Flower power and green growth in Penzance
Members of the wider Penzance community are being invited to join parishioners of St Mary’s Church on Saturday as they plant wild flowers in the churchyard.
The planting is part of a project to make the churchyard a pleasant and welcoming environment for people of all ages, as all as for all the nature that will benefit.
Members of the cluster have been working hand-in-gardening-glove to pull out all the green stops with the Green Infrastructure for Growth team at County Hall and the diocesan environment officer Luci Isaacson.
Team rector, Revd Sian Yates, said: “It’s a fantastic project. Luci has been a great help and people from right across the cluster, including some of our younger people, have got behind our environmental push – as have our church schools.
“It’s really good to have a project where our young people are ahead of us, leading the way.”

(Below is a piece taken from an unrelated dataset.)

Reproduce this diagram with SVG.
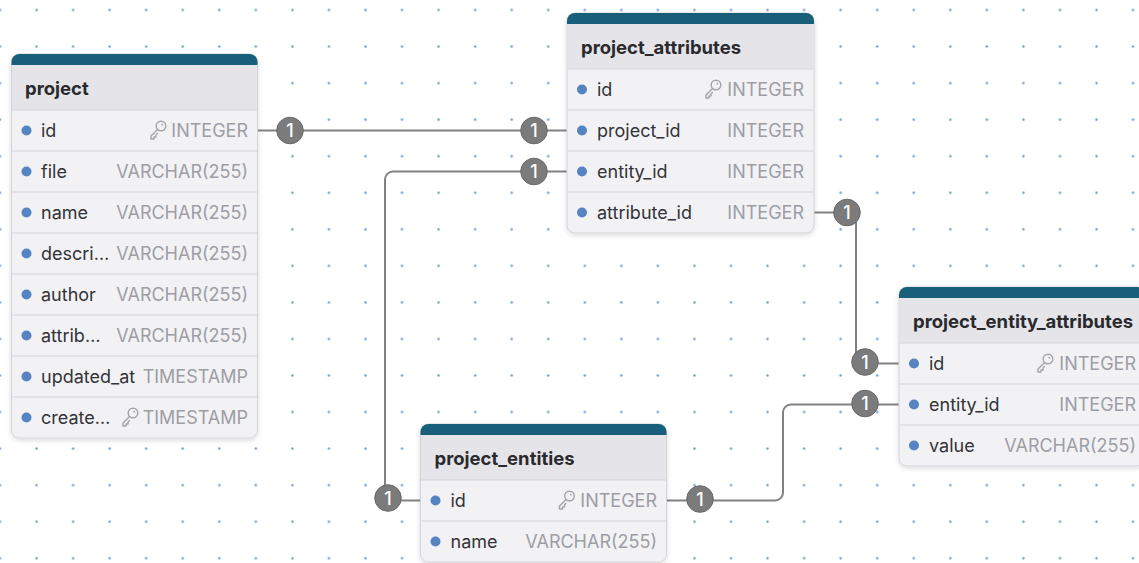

Green Infrastructure for Growth project officer Karen Hall, who is based at County Hall, said: “We have been trying to improve the biodiversity of the churchyard and simultaneously invite people in – and we’d like to share all the new plantings with local people and the congregation.
“Hopefully it will start looking better too, now we are having some warmer weather.”
The churchyard is one of five spaces in Penzance that are being worked on by the county green team.
People who would like to help are invited along to St Mary’s churchyard on Saturday, March 30, from 2 to 4pm.